Más todavía, puede decirse que el órgano reformador de la Constitución tomó la palabra a los consejeros ciudadanos que, no obstante haber sido elegidos en diciembre de 1994, también por la Cámara de Diputados, para un plazo que se extendía por siete años, hasta noviembre de 2001, expresaron su convicción de que a una nueva institución debería corresponder un nuevo consejo, que implicaba su reemplazo temprano. Conozco bien el episodio porque tuve el privilegio de ser uno de los seis consejeros ciudadanos que adoptaron esa posición, que anteponía el interés institucional al personal. A Santiago Creel, José Agustín Ortiz Pinchetti, Ricardo Pozas, José Woldenberg y Fernando Zertuche -y por supuesto tampoco a mí- les pasó por la cabeza la idea de demandar amparo a la justicia federal alegando inamovilidad durante el septenio para el que se nos eligió, luego de un breve y primer periodo, de junio a noviembre de 1994, en que nos correspondió participar en la organización de los comicios federales de ese, el año en que vivimos en peligro.

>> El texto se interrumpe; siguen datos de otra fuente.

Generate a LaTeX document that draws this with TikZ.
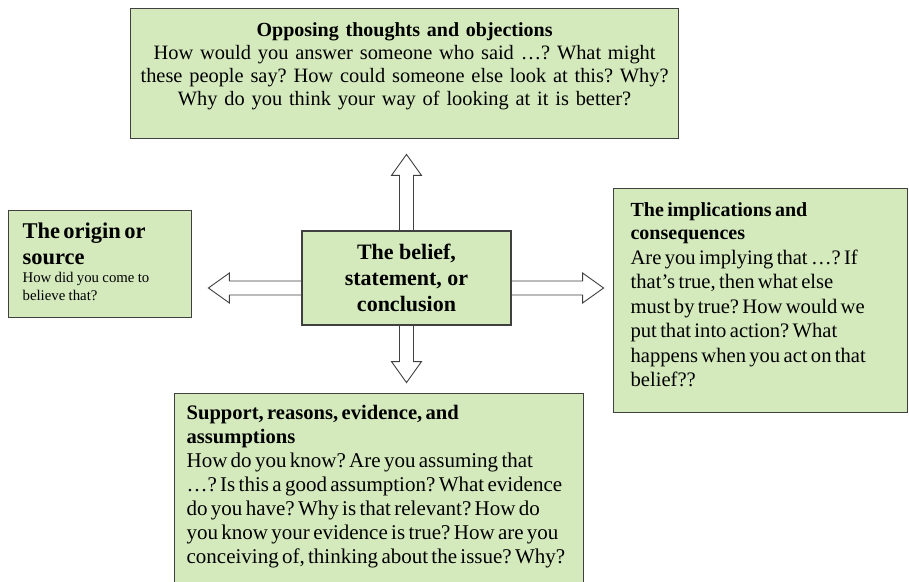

La Asamblea Legislativa del DF, a mi juicio, procedió correctamente al establecer que el nuevo órgano de Gobierno del Instituto de Información se integre con personas distintas de quienes formaron el consejo de la Ley ahora abrogada.

Se encamina, en cambio, a incurrir en un error al elegir anticipadamente a los consejeros electorales y ha propiciado con esa actitud una maniobra tortuosa y torpe del Senado, reveladora por lo demás de la minoría de edad en que se mantiene a una de las entidades federativas más claramente capaces de tomar en sus manos decisiones institucionales.

Sin anuncio, fuera de la agenda de las sesiones extraordinarias, cuando ya los diputados habían clausurado las suyas, el 29 de junio la Cámara de Senadores reformó varios Artículos del Estatuto de Gobierno del DF, con disposiciones que en su mayor parte constan ya en el Código electoral local. Pretendió, además, prorrogar el mandato de los consejeros electorales durante un año. Al final atenuó esa actitud autoritaria ilegal con otra menos rígida, basada legalmente pero indicativa de la sujeción de los poderes locales a los federales, para no imponerla directamente sino “facultar” a la Asamblea a practicar esa prórroga.

El consejo del Instituto Electoral debe ser renovado en enero próximo, exactamente cuando se inicie el proceso electoral. Para evitar que nuevos consejeros debuten el mismo día en que deben empezar a organizar los delicados comicios capitalinos, es razonable prorrogar su mandato, a fin de que la experiencia que les permitió ya realizar dos procesos de la misma naturaleza asegure el desarrollo de un tercero sin sobresaltos institucionales, que ya la competencia política generará los suyos propios.

Más todavía: mejor solución sería que los partidos se alzaran por encima de sus intereses sectoriales y reeligieran a los consejeros en funciones desde 1999. Un movimiento en esa dirección, en el ámbito federal, pretendió en 2003 que los consejeros fundadores del órgano constitucional autónomo permanecieron en sus cargos, pero los rencores del PRI y el PAN lo impidieron.

Sería sano que en la necesaria diferenciación que exige la contienda electoral el PRD evite asemejarse a esos partidos y no elimine a consejeros que sólo cumplen su deber.